The first day of spring means the end of winter, no matter what Mother Nature says, thanks symbolically to Lake Superior State University’s annual Snowman Burning.
Mounds of cold, wet flakes still blanket the Eastern Upper Peninsula of Michigan. The stubbornly low thermostat proves all the more reason for LSSU to continue its 52-year tradition of setting fire to an enormous skeleton of wood covered in straw, wire, paint, and, on the outermost layer, artful white paper to usher in—or wish for—warmer weather. The rite of passage ends with students from Lake State’s fire science program, one of the signature academic offerings at the institution, dousing the flames but not the spirits.
The family-friendly event takes place on Monday, March 20 at 5:30 PM on the LSSU campus on the north side of the Cisler Center and is free and open to the public. Festivities begin with poetry readings that address this year’s theme of stress release. The giant frosty figure gets torched around 6 PM. Live music from Nelly’s Echo, billed as folk with soul, follows.
“We don’t freeze anyone out when we go up in flames,” said LSSU President Dr. Rodney S. Hanley. “Every year we encourage Laker students, faculty, staff, and alumni, as well as our community neighbors, to say goodbye to Old Man Winter by saying hello to our longstanding cool tradition. While we revel in the winter wonderland that overtakes the region for months, we also enjoy to the max shedding our layers of clothes and putting on shorts to play in the beautiful, lush seasons. Snowman Burning, pun intended, creates that spark.”
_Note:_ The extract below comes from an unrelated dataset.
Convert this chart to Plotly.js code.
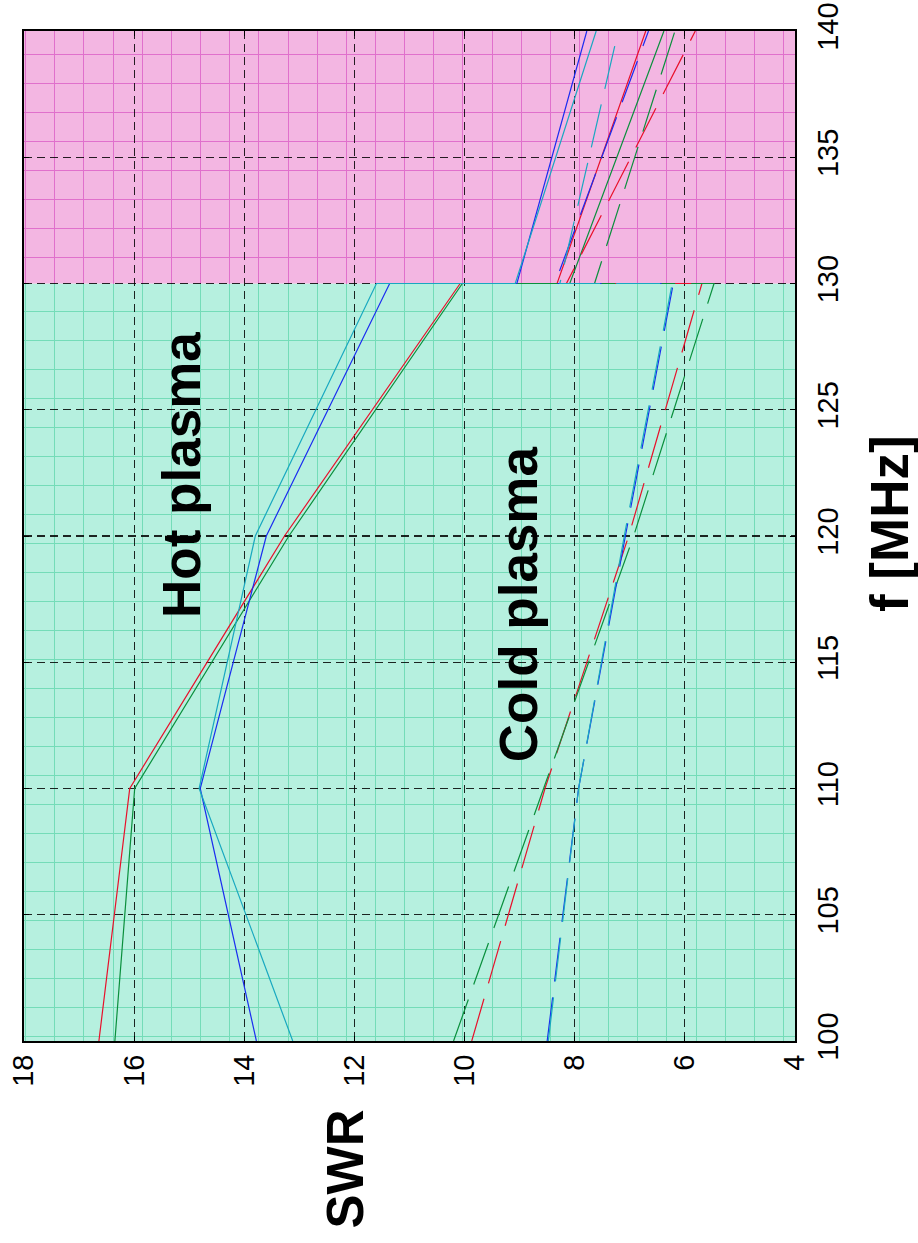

LSSU began the ritual of Snowman Burning in 1971 to celebrate the end of winter and mark the start of spring. Attendees quickly warmed to it, in part because early on in Snowman Burning, a whiteout snowstorm engulfed the E.U.P. and Northern Lower Peninsula but missed Sault Ste. Marie, Lake State’s home.
The fabricated snowman, a husky figure looming up to 12-feet tall, typically takes the guise of different characters and themes, embodying the times. In the 1970s, during the height of the women’s liberation movement, a “snow person” was burned instead of a snowman. Snow Ayatollah Khomeni in 1980 reflected the Iran hostage crisis. A snow “clone” in 1982 commented on that newsworthy scientific technique. A type of slush fund ignited imaginations in 2009 to critique corporate greed. One tack quickly extinguished: hypothetical players from rival hockey teams in the late 1980s and early 1990s were dropped as omens of bad luck for the five-time national champion Lakers.
LSSU’s Snowman Burning is inspired by the Rose Sunday Festival held in Weinheim-an-der-Bergstrasse, Germany. At that event, a parade finds its way to the center of town, and the mayor sets a snowman ablaze if the children agree to be good. After the youngsters yell their promise and consent to do their homework and obey their parents, the snowman is lit, and spring should ensue.
Snowman Burning forms one of a trio of Lake State traditions that have thrived for decades and were conceived in the 1970s by the late W.T. (Bill) Rabe, LSSU’s director of public relations, with help from professors of English, among others. The Department of Natural Unicorns has been granting unicorn-hunting licenses since 1971 to anyone who wants one. And Lake State has compiled a world-famous, tongue-in-cheek annual Banished Words List for misuse, overuse, and uselessness of the English language since 1976. LSSU’s Unicorn Hunters under Rabe kicked off LSSU’s penchant for idiosyncratic, playfully serious offerings and went on to concoct Snowman Burning and Banished Words, plus many others.
A master of ceremonies oversees LSSU’s Snowman Burning by welcoming the crowd and providing historical information. Wordsmiths among the onlookers then read original poetry and published pieces related to the activities. Then the frozen flare-up commences. Lake State’s student government members serve free food and beverages to the throng. LSSU fire science students and professors keep a close watch on the conflagration.
“I’m proud to say that Snowman Burning melts my heart every year,” said LSSU Dean of Student Affairs Dr. Michael Beazley, who oversees the blast. “It’s both a privilege and a lot of fun to maintain our singular bonfire that blows out winter and heralds in spring.”